To help you along, I recommend that you use the learning design spreadsheet (it's called Online ABCLD v3 Learning Designer template.xlsx when you save it) by Jessica Gramp also has a lot of good suggestions in tab labeled 0. Learning Type activities.
You're also welcome to check out this learning activity types spreadsheet to get ideas. Please do add more as you come up with them in order to help each other.
In either case, please do record what you are doing and share it to the forum when you're done.
As a suggestion, here are some steps on how to proceed:
- Think in general terms of the learning activity type that your course will include. So in Week 1, how often might they have acquisition-focused activities? How about discussion, practice or production activities?
- Sketch out the learning week-by-week on the storyboard. Keep track of the hours, where possible. The storyboard for you can be the aforementioned learning design spreadsheet or it could be a slide or any other medium that you are comfortable sharing with the group.
- Then, think of the learning/teaching methods. So if in Week 1, they'll have acquisition activities, what precisely will this consist of? Will they be reading core texts? Attending demonstrations or lectures? If so, how much time will these activities take?
- Finally, highlight activities that will form your formative and summative assessments.
- Last - share what you come up with to the forum: https://discourse.dpl.online/t/activity-2-storyboarding-in-detail/210
Considerations for designing for learning
Creating the storyboard tends to work best if you design your course week-by-week by thinking through the learning types that you'd like students to engage with. You can design this in a top-down fashion where you choose the types of activities that you'd like students to complete.

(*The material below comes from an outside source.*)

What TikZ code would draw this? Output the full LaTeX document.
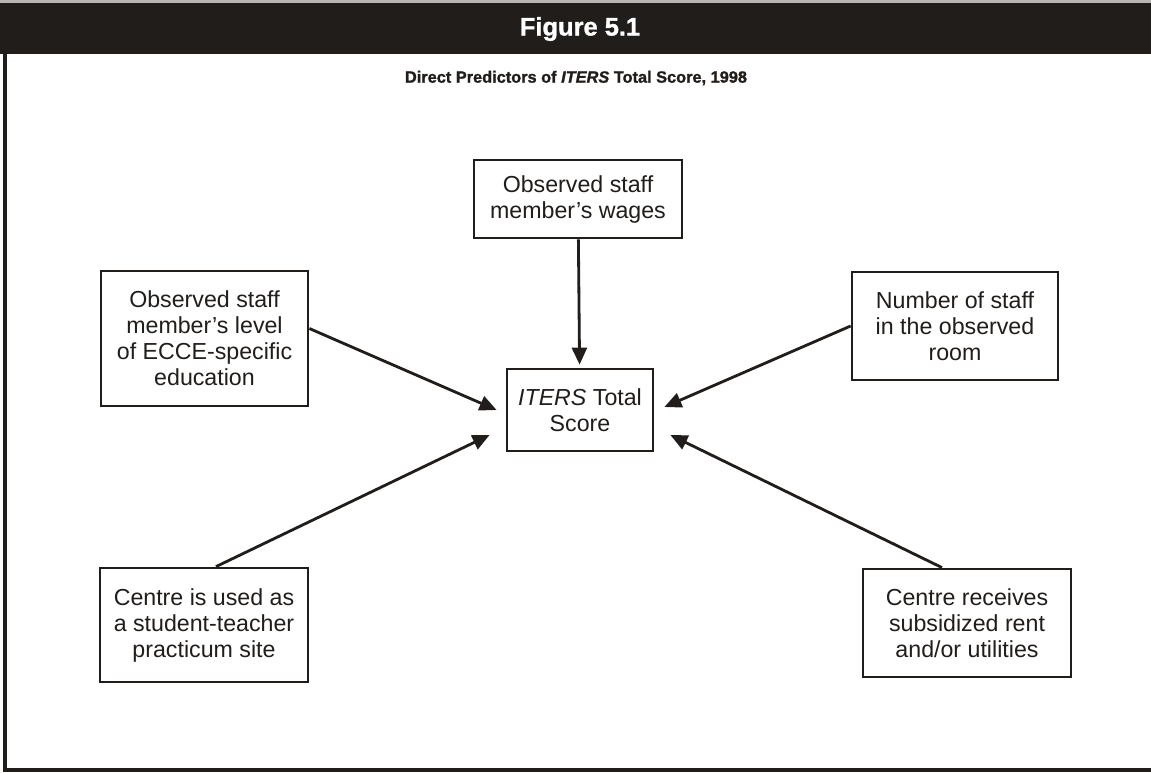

Alternatively, you could take a collaborative approach and reach out to students and ask them how and in what ways they might like to learn Subject X over a semester/term. If you have a good range of students who might be willing to help, you can reach out to them.
For the purposes of this workshop, given the limited time we have, I suggest coming up with what you believe students might engage with. Include somewhat new/risky approaches along with 'tried and tested' approaches. Mix it up!